Я отрезал кусок хлеба, посолил с красным перцем, он схватил его и выкатился прочь. Ладно, с братом разобрался, а что делать с этим? Лежит пьяный и не шевелится, забыв про зуб и все на свете. Да, но это лишь видимость, вдруг встанет и начнет буянить… И тут я вспомнил о происхождении маминого чудо-инструмента. Во время Балканской войны (Болгария воевала с Турцией) мой дедушка служил санитаром в походном лазарете. Был там и зубной врач — австриец. Дедушка стал его помощником — держал руки пациентам, да и головы придерживал, к груди прижимал более буйствующих солдат, чтобы не мешали работе врача. Несколько месяцев он служил, подсматривая, как удаляют зубы. Таким образом, он научился, как делается это несложное, но и очень ответственное дело. Когда пришел день уволиться, австриец в знак благодарности подарил дедушке один инструмент на память. Так он и вернулся с ним в кармане домой. Мать была еще маленькой. Когда подросла, дедушке пришло в голову научить ее этому ремеслу. Сначала с боязнью, потом рука окрепла, и она стала рвать зубы всем, кто нуждался в этом. В городе тогда, бывало, редко встретишь зубного врача, а в селах — тем более. Потом мать вышла замуж за отца, переселилась в Пордим, где я спустя год появился на белый свет. Вот почему все стали звать ее зубным лекарем. Сколько людей мать спасла от зубной боли! Не сосчитать. Проходили годы, а тут сын сельского попа, окончив зубоврачебный институт, заделался врачом, и моя мать стала лишней, без прав, без диплома.

— О, вот и она!

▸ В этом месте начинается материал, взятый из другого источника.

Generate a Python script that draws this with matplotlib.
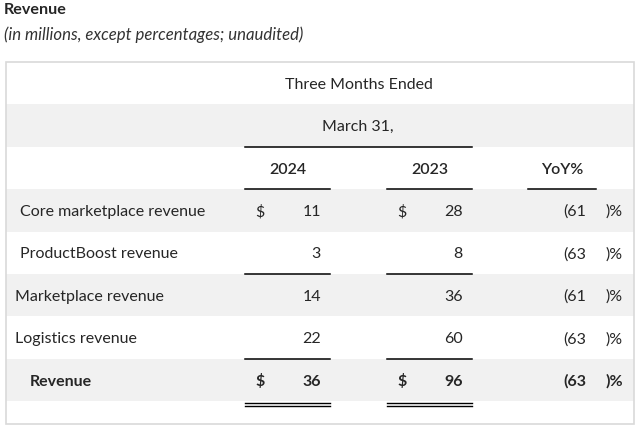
import matplotlib.pyplot as plt
from matplotlib.patches import Rectangle

plt.rcParams['font.family'] = ['Lato', 'DejaVu Sans']

# table data
row_labels = ['Core marketplace revenue', 'ProductBoost revenue', 'Marketplace revenue',
              'Logistics revenue', 'Revenue']
label_indent = [20, 20, 15, 15, 30]
rev_2024 = [11, 3, 14, 22, 36]
rev_2023 = [28, 8, 36, 60, 96]
yoy_pct = [-61, -63, -61, -63, -63]
show_dollar = [True, False, False, False, True]
bold_row = [False, False, False, False, True]
line_above = [False, False, True, False, True]
years = ['2024', '2023']

title = 'Revenue'
subtitle = '(in millions, except percentages; unaudited)'

W, H = 640, 429
fig = plt.figure(figsize=(W / 100, H / 100), dpi=100)
ax = fig.add_axes([0, 0, 1, 1])
ax.set_xlim(0, W)
ax.set_ylim(H, 0)
ax.axis('off')

txt = '#262626'
band = '#f1f1f1'

ax.text(4, 10, title, fontsize=11.6, fontweight='bold', color=txt, va='center')
ax.text(4, 35, subtitle, fontsize=12.1, style='italic', color='#333333', va='center')

# table frame and row bands
top, row_h = 62, 42.4
left, right = 5.5, 634
n_rows = 3 + len(row_labels)
for i in range(n_rows):
    if i % 2 == 1:
        ax.add_patch(Rectangle((left, top + i * row_h), right - left, row_h,
                               facecolor=band, edgecolor='none'))
ax.add_patch(Rectangle((left, top), right - left, 424 - top, facecolor='none',
                       edgecolor='#d9d9d9', linewidth=1.2))

def yc(i):
    # text centre of row i (slightly below the geometric middle)
    return top + (i + 0.5) * row_h + 1.5

fs = 11.5
ax.text(359, yc(0), 'Three Months Ended', fontsize=fs, color=txt, ha='center', va='center')
ax.text(358, yc(1), 'March 31,', fontsize=fs, color=txt, ha='center', va='center')
ax.plot([245, 472], [top + 2 * row_h] * 2, color='black', lw=1.1)

col_l = [245, 387]
col_r = [330, 472]
num_x = [321, 463]
for j, yr in enumerate(years):
    ax.text((col_l[j] + col_r[j]) / 2, yc(2), yr, fontsize=fs, color=txt,
            ha='center', va='center', fontweight='semibold')
    ax.plot([col_l[j], col_r[j]], [top + 3 * row_h] * 2, color='black', lw=1.1)
ax.text(562, yc(2), 'YoY%', fontsize=fs, color=txt, ha='center', va='center',
        fontweight='semibold')
ax.plot([528, 596], [top + 3 * row_h] * 2, color='black', lw=1.1)

for i, lab in enumerate(row_labels):
    r = i + 3
    y = yc(r)
    fw = 'bold' if bold_row[i] else 'normal'
    ax.text(label_indent[i], y, lab, fontsize=fs, color=txt, va='center', fontweight=fw)
    for j, vals in enumerate([rev_2024, rev_2023]):
        if show_dollar[i]:
            ax.text(col_l[j] + 10, y, '$', fontsize=fs, color=txt, va='center', fontweight=fw)
        ax.text(num_x[j], y, str(vals[i]), fontsize=fs, color=txt, ha='right',
                va='center', fontweight=fw)
        if line_above[i]:
            ax.plot([col_l[j], col_r[j]], [top + r * row_h] * 2, color='black', lw=1.1)
    ax.text(586, y, '(%d' % abs(yoy_pct[i]), fontsize=fs, color=txt, ha='right',
            va='center', fontweight=fw)
    ax.text(606, y, ')%', fontsize=fs, color=txt, va='center', fontweight=fw)

# double underline under total
y_tot = top + n_rows * row_h
for j in range(2):
    ax.plot([col_l[j], col_r[j]], [y_tot + 2] * 2, color='black', lw=1.0)
    ax.plot([col_l[j], col_r[j]], [y_tot + 5] * 2, color='black', lw=1.0)

fig.savefig('out.png', dpi=100, facecolor='white')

Ее голос во дворе!

— Ты почему не запер кур? До каких пор будут гулять во дворе? — упрекнула она, сбрасывая с плеча пустую торбу.

— Потому! У меня были дела поважнее!.. — виновато опустил я голову.

— Какие еще дела? Ты знаешь свои обязанности: заботиться о брате и готовиться к экзаменам.

— Мама, у нас гость. — И я рассказал всю историю с дядей Герганом. Как только увидела захмелевшего больного, стала причитать, по-женски ругаясь. Что делать с этим пьяным человеком, разлегшимся посередине комнаты? Пыталась разбудить его, но он лишь перевернулся на бок.

— Вынесем на улицу, чтобы тут не нагадил… Держи за ноги!

Убрали пьяного без особого труда — он был худощав: то ли оттого, что много пил, то ли оттого, что мало ел. Устроили рядом с домом, мать накинула на него старое одеяло.

— Пусть лежит здесь до утра, а как протрезвится, увидим, что с ним делать — зуб рвать или голову снимать. А ты, — повернулась она ко мне, — додумался: разве можно давать бутылку в руки пациенту, да такому пьянице? Он вылакал полбутылки, а это первак, помереть можно от такого количества! Что бы тогда мы делали? — упрекала она меня, а я моргал глазами, не зная, что ответить, как оправдаться, хотя я сам не виноват, по-моему, я поступил правильно, иначе (он угрожал мне) мог быть побитым… Вернувшись домой, мать занялась хозяйственными делами, сказав мне:

— Долой с моих глаз, пока не получил затрещину! Пойди за братом, чего он так поздно разгулялся — все дети уже дома. Я приготовлю ужин. Пошел!

Наверное, это уже было к утру, пропели первые петухи, слышу хриплый голос под открытым окном:

— Катерина, слышь, а? Ты — мать, ты — отец! Опять зуб заныл, да так, что хоть волком вой! Слышь, Катя, ликвидируй его, чтобы посветлело, а то вон какой мрак кругом! — Он спохватился. — Подожди, подожди, действительно, почему так темно? Я же пришел — было еще светло… Ну, и дела у меня, сдурел, что ли? Эй, Вася, мать вернулась с поля или мне померещилось?